I took a look at the style guides of all of the most popular frameworks.

Yii Style Guide
Codeigniter Style Guide
Zend Style Guide
Symfony Style Guide
CakePHP Style Guide

Yii is the simplest. They just tell you what should go in the Model, Controller and View. I actually believe that’s the best thing when thinking of a framework as a framework, since a framework shouldn’t be telling you how to write your code, and you should never be mixing your code within the framework. A framework is a tool, but it should be on the primary developer to decide on the style that’s right for them and their team. However, I do understand that most of these style guides are talking about their framework as a project, which of course it is

There are a lot of topics to consider in a style guide. A lot of things popped up as I looked at the different style guides that I hadn’t even considered.

File Names
Class Names
Method Names
Method Definition
Class and File Names Using Common Words
Database Table Names
Constants
Variable Names
Member Visibility (Private / Protected)
Indentation
Commenting
Control Structures
The PHP Tag
Comparing Return Values and Typecasting
Logical Operators
Debugging Code
PHP Errors
Whitespace
Linebreaks
Compatibility
One File per Class
Bracket and Parenthetic Spacing
Localized Text
One Statement per Line
Strings (When to use Single or Double quotes)
SQL Queries
Default Function Arguments
Associative Arrays
Unit Tests

Some of the style guides got so long I kind of got angry. Trying to enforce things like whitespace, logical operators or indentation is foolish. It’s just too much and it takes away from the things that are actually important.

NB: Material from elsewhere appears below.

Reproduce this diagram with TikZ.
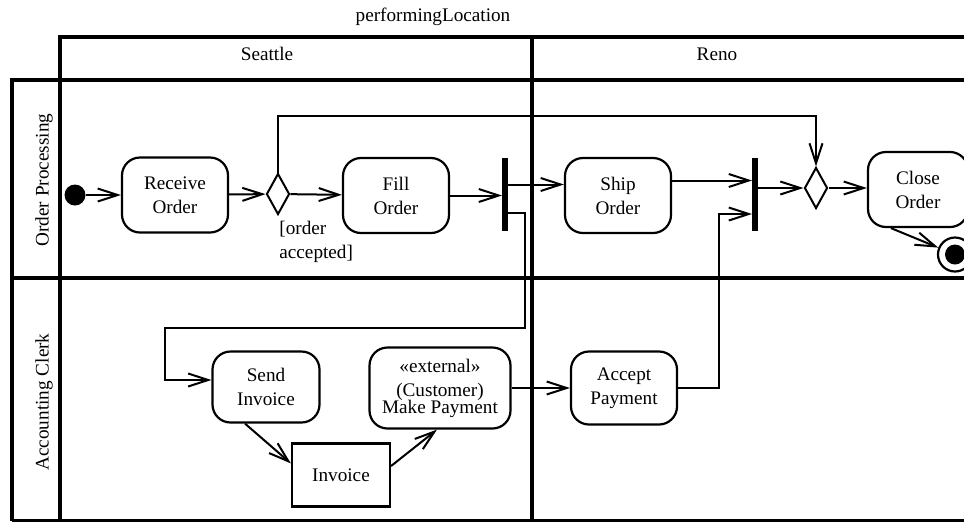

So what’s actually important?

What’s important is what people are going to read. Nobody wants to read through a 30 page style guide, and they won’t. The best solution I’ve found is to have 2 style guides. The first, important style guide is to outline the very essential rules you want for your project. Try to keep it short enough to fit on one page so someone may actually read the whole thing. Then, if you choose, you can have a nitty gritty style guide that outlines how you want your variables named and if you’re an indent nazi. You can always refer back to the nitty gritty if someone is submitting code that you find repugnant.